Rishi Sunak: he loves coming out with rousing claims in Prime Minister’s Questions. What a shame so few of them are true.

Rishi Sunak seems to love misleading us all about poverty.

At Prime Minister’s Questions last week, he claimed that 1.7 million fewer people are in poverty now than when the Conservatives came back into power.

But he was almost certainly using the relative definition of poverty – that is, that a person is only define as being in poverty if they receive 60 per cent of the median average income, or less.

He was almost certainly not referring to genuine poverty, in which people cannot afford to eat or buy basic essentials. Peter Stefanovic spells out the distinction here:

14 million people in poverty is a little more than one-fifth of the population.

A million adults can’t afford to eat every day.

Nine million, while eating every day, are skipping meals and cutting back on food. There is a consequent effect on the nation’s health that will impact the NHS, of course – with thousands of people being hospitalised with malnutrition. Then the Tories say they don’t understand why the health service can’t cope after they have put so much (ha ha!) extra funding into it.

A record 2.1 million people are now using food banks. Remember David Cameron’s ‘Big Society’ policy?
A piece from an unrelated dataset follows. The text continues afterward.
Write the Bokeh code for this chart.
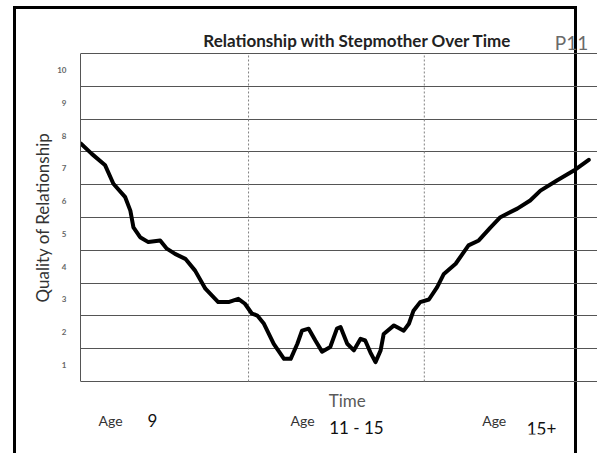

This is its only success – forcing more wealthy people to subsidise those who cannot afford to feed themselves, including lower-paid working people and nurses, let’s not forget, with charity.

The number of children in food poverty has doubled in the last year alone.

Seven million households aren’t being heated properly.

Sunak also mentioned inequality, claiming – again, falsely – that this is also lower. In fact:

In 2022, incomes for the poorest 14 million people fell by 7.5 per cent while those for the richest fifth saw a 7.8 per cent increase.

Could that be partly because Sunak has uncapped bankers’ bonuses while imposing real-terms pay cuts on public sector workers?

Sunak reckons 200,000 fewer pensioners are in poverty today – but the number of pensioners in relative poverty has actually increased by more than 200,000. In 2021/22, more than two million pensioners were living in poverty in the UK.

Sunak’s comment about 100,000 new homes needs no response because the House of Lords rightly rejected the arguments in favour of building on land likely to be flooded with water that had been polluted, not only by developers but also by greedy privatised water firms.

Sunak reckons he’s delivered 4,000 prison officers – so why are there fewer now than in 2010? Does it have something to do with the privatisation – and profitisation – of our prisons?

It would be worth keeping this information handy when PMQs is on over the next few weeks and months.

I’ll try to put out a YouTube clip and a few infographics.